You’ve spent countless hours studying trail camera pictures, keeping track of bucks since bow season. You have been diligent with slipping in and out of the woods and keeping your scent down. It’s all paid off, and now you’ve tagged a trophy buck. What you do now will impact the quality of your mount and the work your taxidermist faces. Take care of your buck, and your taxidermist will appreciate the effort. Here is advice from Laban Johnson, of Laban’s Taxidermy. on what to do prior to meeting with your taxidermist.

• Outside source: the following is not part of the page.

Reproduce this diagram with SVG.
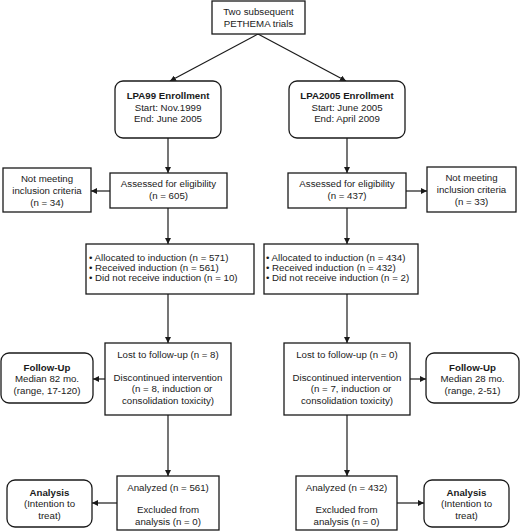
<svg xmlns="http://www.w3.org/2000/svg" width="520" height="531" viewBox="0 0 520 531">
<style>
rect{fill:#fff;stroke:#1a1a1a;stroke-width:1.3}
text{font-family:"Liberation Sans",Arial,sans-serif;font-size:9.7px;fill:#1a1a1a;text-anchor:middle}
.b{font-weight:bold}
.l{text-anchor:start}
#connectors line{stroke:#1a1a1a;stroke-width:1.2;marker-end:url(#ah)}
</style>
<defs>
<marker id="ah" markerUnits="userSpaceOnUse" markerWidth="7" markerHeight="6" refX="6" refY="3" orient="auto">
<path d="M0,0 L6,3 L0,6 Z" fill="#1a1a1a"/>
</marker>
</defs>
<rect x="0" y="0" width="520" height="531" style="fill:#fff;stroke:none"/>
<g id="connectors">
<line x1="258" y1="34" x2="170" y2="81"/>
<line x1="258" y1="34" x2="346" y2="81"/>
<line x1="168" y1="138" x2="168" y2="173"/>
<line x1="347" y1="138" x2="347" y2="173"/>
<line x1="110" y1="191" x2="91" y2="191"/>
<line x1="406" y1="191" x2="427" y2="191"/>
<line x1="168" y1="208" x2="168" y2="244"/>
<line x1="347" y1="208" x2="347" y2="244"/>
<line x1="168" y1="294" x2="168" y2="343"/>
<line x1="347" y1="294" x2="347" y2="343"/>
<line x1="105" y1="379" x2="93" y2="379"/>
<line x1="410" y1="379" x2="426" y2="379"/>
<line x1="168" y1="415" x2="168" y2="476"/>
<line x1="347" y1="415" x2="347" y2="476"/>
<line x1="117" y1="503" x2="92" y2="503"/>
<line x1="397" y1="503" x2="424" y2="503"/>
</g>
<g id="top">
<rect x="212" y="1" width="93" height="33"/>
<text x="258.5" y="15">Two subsequent</text>
<text x="258.5" y="27">PETHEMA trials</text>
</g>
<g id="lpa99">
<rect x="115" y="81" width="106" height="57" rx="8"/>
<text class="b" x="168" y="99">LPA99 Enrollment</text>
<text x="168" y="110.5">Start: Nov.1999</text>
<text x="168" y="122">End: June 2005</text>
</g>
<g id="lpa2005">
<rect x="289" y="81" width="116" height="57" rx="8"/>
<text class="b" x="347" y="99">LPA2005 Enrollment</text>
<text x="347" y="110.5">Start: June 2005</text>
<text x="347" y="122">End: April 2009</text>
</g>
<g id="assess99">
<rect x="110" y="173" width="117" height="35"/>
<text x="168.5" y="186.5">Assessed for eligibility</text>
<text x="168.5" y="198.5">(n = 605)</text>
</g>
<g id="assess05">
<rect x="288" y="173" width="118" height="35"/>
<text x="347" y="186.5">Assessed for eligibility</text>
<text x="347" y="198.5">(n = 437)</text>
</g>
<g id="notmeet99">
<rect x="3" y="168" width="88" height="44"/>
<text x="47" y="181.5">Not meeting</text>
<text x="47" y="193.5">inclusion criteria</text>
<text x="47" y="205.5">(n = 34)</text>
</g>
<g id="notmeet05">
<rect x="427" y="167" width="89" height="45"/>
<text x="471.5" y="181">Not meeting</text>
<text x="471.5" y="193">inclusion criteria</text>
<text x="471.5" y="205">(n = 33)</text>
</g>
<g id="alloc99">
<rect x="86" y="244" width="168" height="50"/>
<text class="l" x="89" y="260.5">• Allocated to induction (n = 571)</text>
<text class="l" x="89" y="270.5">• Received induction (n = 561)</text>
<text class="l" x="89" y="280.5">• Did not receive induction (n = 10)</text>
</g>
<g id="alloc05">
<rect x="264" y="244" width="154" height="50"/>
<text class="l" x="266" y="260.5">• Allocated to induction (n = 434)</text>
<text class="l" x="266" y="270.5">• Received induction (n = 432)</text>
<text class="l" x="266" y="280.5">• Did not receive induction (n = 2)</text>
</g>
<g id="lost99">
<rect x="105" y="343" width="126" height="72"/>
<text x="168" y="357.5">Lost to follow-up (n = 8)</text>
<text x="168" y="380.5">Discontinued intervention</text>
<text x="172" y="392">(n = 8, induction or</text>
<text x="168" y="403.5">consolidation toxicity)</text>
</g>
<g id="lost05">
<rect x="284" y="343" width="126" height="72"/>
<text x="347" y="357.5">Lost to follow-up (n = 0)</text>
<text x="347" y="380.5">Discontinued intervention</text>
<text x="351" y="392">(n = 7, induction or</text>
<text x="347" y="403.5">consolidation toxicity)</text>
</g>
<g id="follow99">
<rect x="1" y="353" width="92" height="50" rx="8"/>
<text class="b" x="47" y="370.5">Follow-Up</text>
<text x="47" y="382">Median 82 mo.</text>
<text x="47" y="393.5">(range, 17-120)</text>
</g>
<g id="follow05">
<rect x="426" y="353" width="93" height="50" rx="8"/>
<text class="b" x="472.5" y="370.5">Follow-Up</text>
<text x="472.5" y="382">Median 28 mo.</text>
<text x="472.5" y="393.5">(range, 2-51)</text>
</g>
<g id="analyzed99">
<rect x="117" y="476" width="102" height="54"/>
<text x="168" y="490.5">Analyzed (n = 561)</text>
<text x="168" y="513">Excluded from</text>
<text x="168" y="524.5">analysis (n = 0)</text>
</g>
<g id="analyzed05">
<rect x="296" y="476" width="101" height="54"/>
<text x="346.5" y="490.5">Analyzed (n = 432)</text>
<text x="346.5" y="513">Excluded from</text>
<text x="346.5" y="524.5">analysis (n = 0)</text>
</g>
<g id="analysis99">
<rect x="7" y="480" width="85" height="47" rx="8"/>
<text class="b" x="49.5" y="495.5">Analysis</text>
<text x="49.5" y="507">(Intention to</text>
<text x="49.5" y="518.5">treat)</text>
</g>
<g id="analysis05">
<rect x="424" y="480" width="85" height="47" rx="8"/>
<text class="b" x="466.5" y="495.5">Analysis</text>
<text x="466.5" y="507">(Intention to</text>
<text x="466.5" y="518.5">treat)</text>
</g>
</svg>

Hunters need to think about timing. Be sure to get all the pictures you want of your trophy, but the clock is ticking. You should deliver your buck within 6 hours of harvesting, based on Virginia’s average temperatures. If it’s warmer, you have less time – or a little more if it’s colder. If you can’t hit that time frame, place it in two plastic bags and put it in a freezer – or cool it as much as possible. If not, bacteria sets in that will open the hair follicles which will lead to hair slippage on the hide. This may require a new hide or cape for your mount.
MAKE GOOD CUTS
If you take your buck to a game processor, It wouldn’t hurt to ask him if he knows the proper way of skinning the deer for mounting purposes. If not, consider finding another processor or learning to cape deer yourself. Whether using a game processor or doing it yourself, make sure not to wet the cape or hide of the deer. Reducing the growth and spread of bacteria is critical. Second, avoid cutting the hide too short and not leaving enough for hide mounting. Also, reduce the number of knife cuts that may affect the hide and quality of the mount.
KEEP IT CLEAN
Making life easier on your taxidermist will help go a long way. Laban reminds hunters to not make unnecessary knife cuts that may not leave another material to work with. Also, minimize delivering dirty or bloody hides and capes.